• Task instructions
Leave out the pictures, then reproduce the rest of the material exactly.

• Provided material
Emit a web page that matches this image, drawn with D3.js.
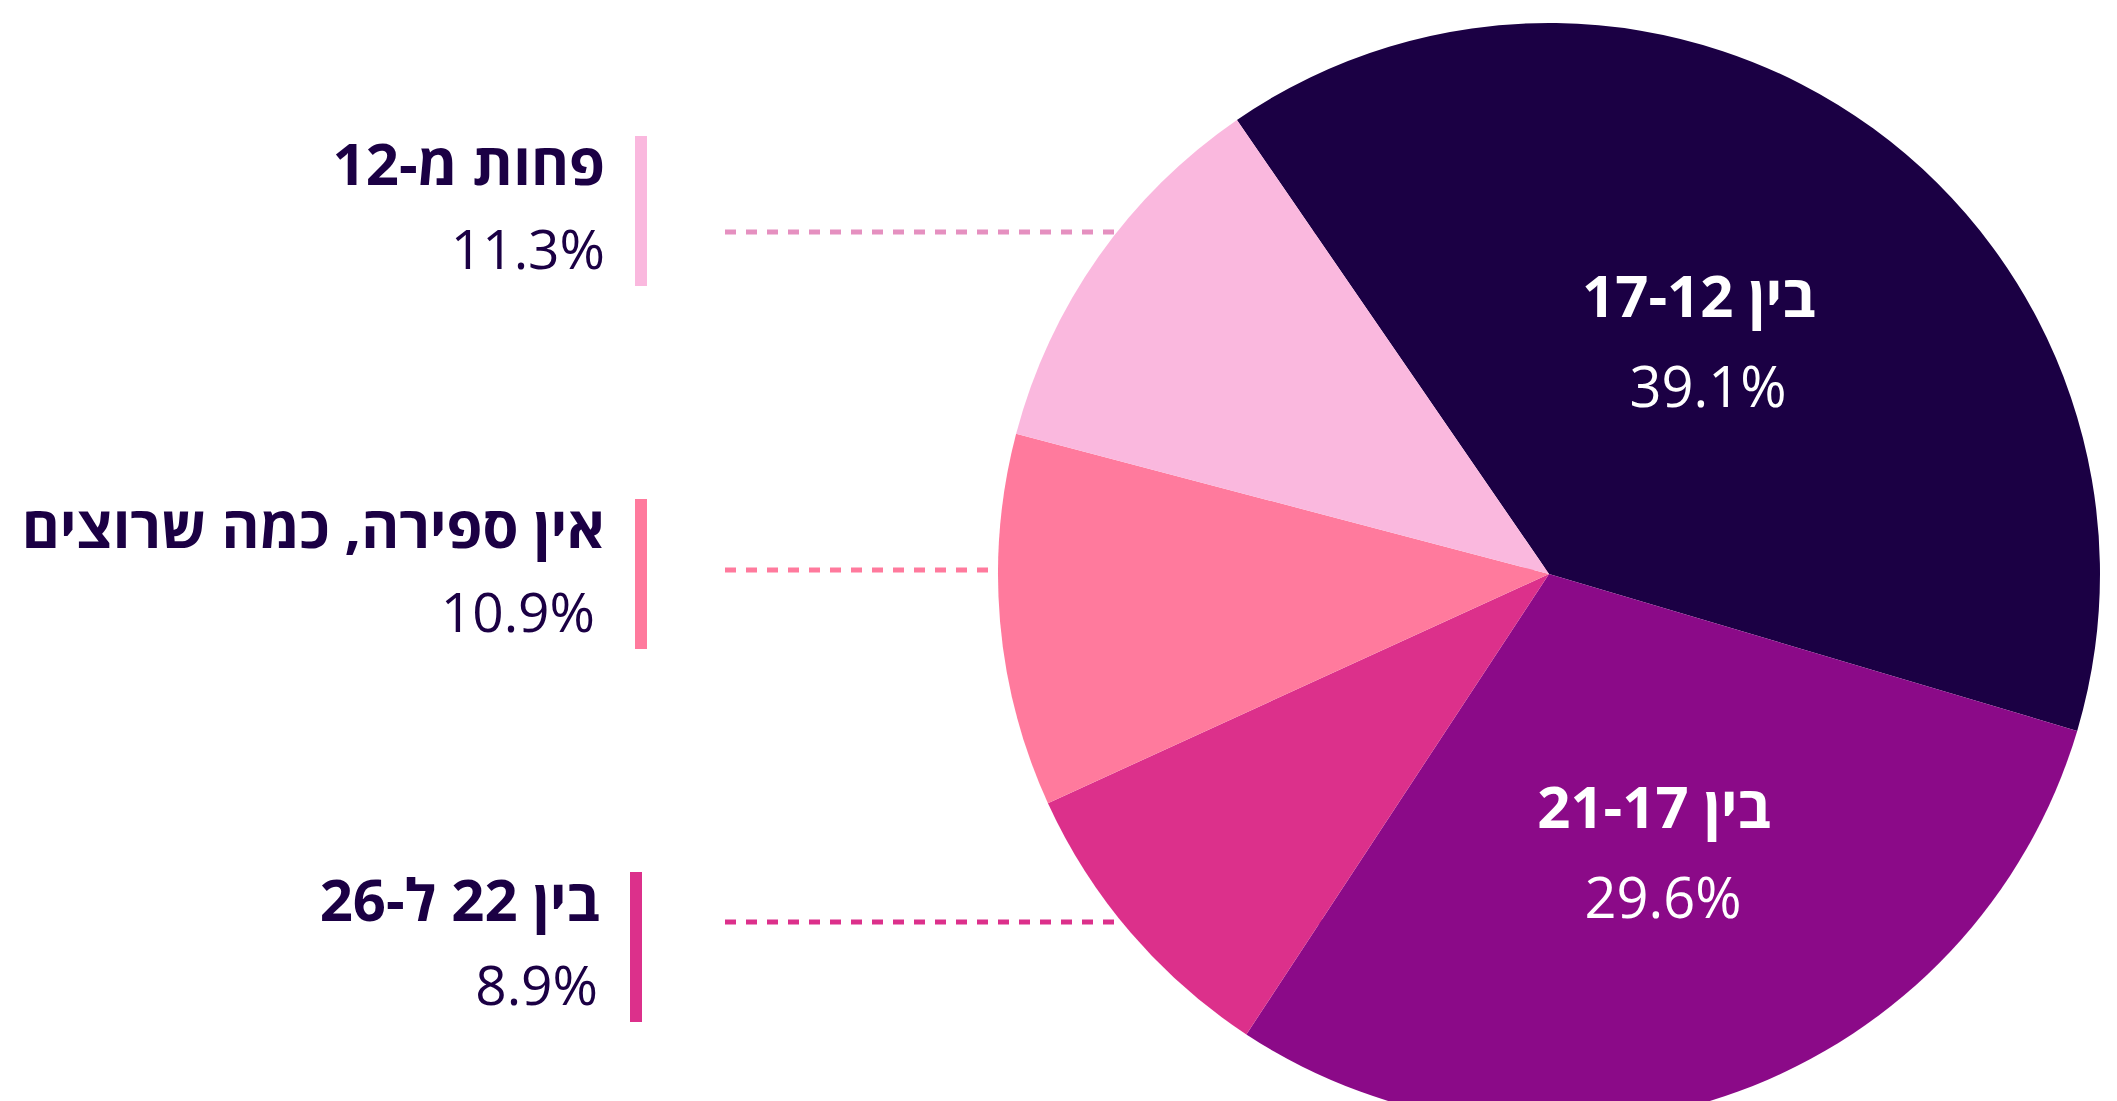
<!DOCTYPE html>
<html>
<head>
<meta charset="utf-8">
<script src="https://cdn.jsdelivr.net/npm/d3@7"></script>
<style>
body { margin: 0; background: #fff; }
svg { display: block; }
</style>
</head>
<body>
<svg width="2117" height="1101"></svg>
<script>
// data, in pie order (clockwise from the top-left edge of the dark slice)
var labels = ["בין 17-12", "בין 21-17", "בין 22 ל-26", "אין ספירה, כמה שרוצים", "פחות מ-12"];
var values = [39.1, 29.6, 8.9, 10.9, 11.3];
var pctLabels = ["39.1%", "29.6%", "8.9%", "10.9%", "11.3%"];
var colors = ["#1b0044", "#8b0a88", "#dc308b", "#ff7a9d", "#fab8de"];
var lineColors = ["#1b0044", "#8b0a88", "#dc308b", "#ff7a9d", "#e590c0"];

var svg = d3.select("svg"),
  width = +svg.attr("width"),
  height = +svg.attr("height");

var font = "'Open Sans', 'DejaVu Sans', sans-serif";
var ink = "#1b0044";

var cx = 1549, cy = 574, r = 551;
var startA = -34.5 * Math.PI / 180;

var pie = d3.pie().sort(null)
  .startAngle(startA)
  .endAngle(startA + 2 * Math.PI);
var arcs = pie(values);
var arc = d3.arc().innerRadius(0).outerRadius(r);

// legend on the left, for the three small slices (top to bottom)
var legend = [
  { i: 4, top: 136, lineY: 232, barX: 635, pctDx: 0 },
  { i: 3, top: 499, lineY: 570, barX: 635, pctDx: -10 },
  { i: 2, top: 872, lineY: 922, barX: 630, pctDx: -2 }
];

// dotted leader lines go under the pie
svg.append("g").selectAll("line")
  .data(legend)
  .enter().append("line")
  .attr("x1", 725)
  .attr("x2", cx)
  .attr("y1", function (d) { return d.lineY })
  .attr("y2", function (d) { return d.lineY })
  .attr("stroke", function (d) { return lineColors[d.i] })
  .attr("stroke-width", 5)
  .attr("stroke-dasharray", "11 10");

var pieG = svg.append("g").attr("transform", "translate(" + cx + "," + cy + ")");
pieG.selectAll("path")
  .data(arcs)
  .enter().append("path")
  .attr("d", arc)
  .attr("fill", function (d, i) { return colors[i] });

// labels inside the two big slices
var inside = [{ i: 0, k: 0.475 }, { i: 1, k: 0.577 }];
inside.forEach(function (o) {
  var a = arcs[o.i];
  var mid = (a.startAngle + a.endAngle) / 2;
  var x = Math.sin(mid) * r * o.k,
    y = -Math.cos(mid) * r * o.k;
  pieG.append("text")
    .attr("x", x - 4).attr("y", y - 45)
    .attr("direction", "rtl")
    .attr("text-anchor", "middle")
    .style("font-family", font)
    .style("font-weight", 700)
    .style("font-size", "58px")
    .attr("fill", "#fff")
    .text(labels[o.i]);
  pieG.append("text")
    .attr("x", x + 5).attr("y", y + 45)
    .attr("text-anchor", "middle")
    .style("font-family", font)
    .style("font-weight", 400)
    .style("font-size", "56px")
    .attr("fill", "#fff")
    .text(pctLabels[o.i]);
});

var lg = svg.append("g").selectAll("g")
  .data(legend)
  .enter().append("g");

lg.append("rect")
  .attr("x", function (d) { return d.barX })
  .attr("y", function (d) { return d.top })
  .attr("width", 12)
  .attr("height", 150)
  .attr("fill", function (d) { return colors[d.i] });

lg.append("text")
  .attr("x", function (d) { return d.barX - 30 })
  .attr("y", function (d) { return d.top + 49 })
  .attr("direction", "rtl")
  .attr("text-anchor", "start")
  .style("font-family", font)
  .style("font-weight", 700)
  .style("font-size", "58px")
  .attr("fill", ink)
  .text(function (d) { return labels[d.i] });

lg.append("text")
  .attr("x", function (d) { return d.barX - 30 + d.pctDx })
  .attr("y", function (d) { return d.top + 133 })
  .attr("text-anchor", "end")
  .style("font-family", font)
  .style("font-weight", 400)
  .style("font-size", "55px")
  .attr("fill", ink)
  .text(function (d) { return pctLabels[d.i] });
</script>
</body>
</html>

• Response
Emit a web page that matches this image, drawn with D3.js.
<!DOCTYPE html>
<html>
<head>
<meta charset="utf-8">
<script src="https://cdn.jsdelivr.net/npm/d3@7"></script>
<style>
body { margin: 0; background: #fff; }
svg { display: block; }
</style>
</head>
<body>
<svg width="2117" height="1101"></svg>
<script>
// data, in pie order (clockwise from the top-left edge of the dark slice)
var labels = ["בין 17-12", "בין 21-17", "בין 22 ל-26", "אין ספירה, כמה שרוצים", "פחות מ-12"];
var values = [39.1, 29.6, 8.9, 10.9, 11.3];
var pctLabels = ["39.1%", "29.6%", "8.9%", "10.9%", "11.3%"];
var colors = ["#1b0044", "#8b0a88", "#dc308b", "#ff7a9d", "#fab8de"];
var lineColors = ["#1b0044", "#8b0a88", "#dc308b", "#ff7a9d", "#e590c0"];

var svg = d3.select("svg"),
  width = +svg.attr("width"),
  height = +svg.attr("height");

var font = "'Open Sans', 'DejaVu Sans', sans-serif";
var ink = "#1b0044";

var cx = 1549, cy = 574, r = 551;
var startA = -34.5 * Math.PI / 180;

var pie = d3.pie().sort(null)
  .startAngle(startA)
  .endAngle(startA + 2 * Math.PI);
var arcs = pie(values);
var arc = d3.arc().innerRadius(0).outerRadius(r);

// legend on the left, for the three small slices (top to bottom)
var legend = [
  { i: 4, top: 136, lineY: 232, barX: 635, pctDx: 0 },
  { i: 3, top: 499, lineY: 570, barX: 635, pctDx: -10 },
  { i: 2, top: 872, lineY: 922, barX: 630, pctDx: -2 }
];

// dotted leader lines go under the pie
svg.append("g").selectAll("line")
  .data(legend)
  .enter().append("line")
  .attr("x1", 725)
  .attr("x2", cx)
  .attr("y1", function (d) { return d.lineY })
  .attr("y2", function (d) { return d.lineY })
  .attr("stroke", function (d) { return lineColors[d.i] })
  .attr("stroke-width", 5)
  .attr("stroke-dasharray", "11 10");

var pieG = svg.append("g").attr("transform", "translate(" + cx + "," + cy + ")");
pieG.selectAll("path")
  .data(arcs)
  .enter().append("path")
  .attr("d", arc)
  .attr("fill", function (d, i) { return colors[i] });

// labels inside the two big slices
var inside = [{ i: 0, k: 0.475 }, { i: 1, k: 0.577 }];
inside.forEach(function (o) {
  var a = arcs[o.i];
  var mid = (a.startAngle + a.endAngle) / 2;
  var x = Math.sin(mid) * r * o.k,
    y = -Math.cos(mid) * r * o.k;
  pieG.append("text")
    .attr("x", x - 4).attr("y", y - 45)
    .attr("direction", "rtl")
    .attr("text-anchor", "middle")
    .style("font-family", font)
    .style("font-weight", 700)
    .style("font-size", "58px")
    .attr("fill", "#fff")
    .text(labels[o.i]);
  pieG.append("text")
    .attr("x", x + 5).attr("y", y + 45)
    .attr("text-anchor", "middle")
    .style("font-family", font)
    .style("font-weight", 400)
    .style("font-size", "56px")
    .attr("fill", "#fff")
    .text(pctLabels[o.i]);
});

var lg = svg.append("g").selectAll("g")
  .data(legend)
  .enter().append("g");

lg.append("rect")
  .attr("x", function (d) { return d.barX })
  .attr("y", function (d) { return d.top })
  .attr("width", 12)
  .attr("height", 150)
  .attr("fill", function (d) { return colors[d.i] });

lg.append("text")
  .attr("x", function (d) { return d.barX - 30 })
  .attr("y", function (d) { return d.top + 49 })
  .attr("direction", "rtl")
  .attr("text-anchor", "start")
  .style("font-family", font)
  .style("font-weight", 700)
  .style("font-size", "58px")
  .attr("fill", ink)
  .text(function (d) { return labels[d.i] });

lg.append("text")
  .attr("x", function (d) { return d.barX - 30 + d.pctDx })
  .attr("y", function (d) { return d.top + 133 })
  .attr("text-anchor", "end")
  .style("font-family", font)
  .style("font-weight", 400)
  .style("font-size", "55px")
  .attr("fill", ink)
  .text(function (d) { return pctLabels[d.i] });
</script>
</body>
</html>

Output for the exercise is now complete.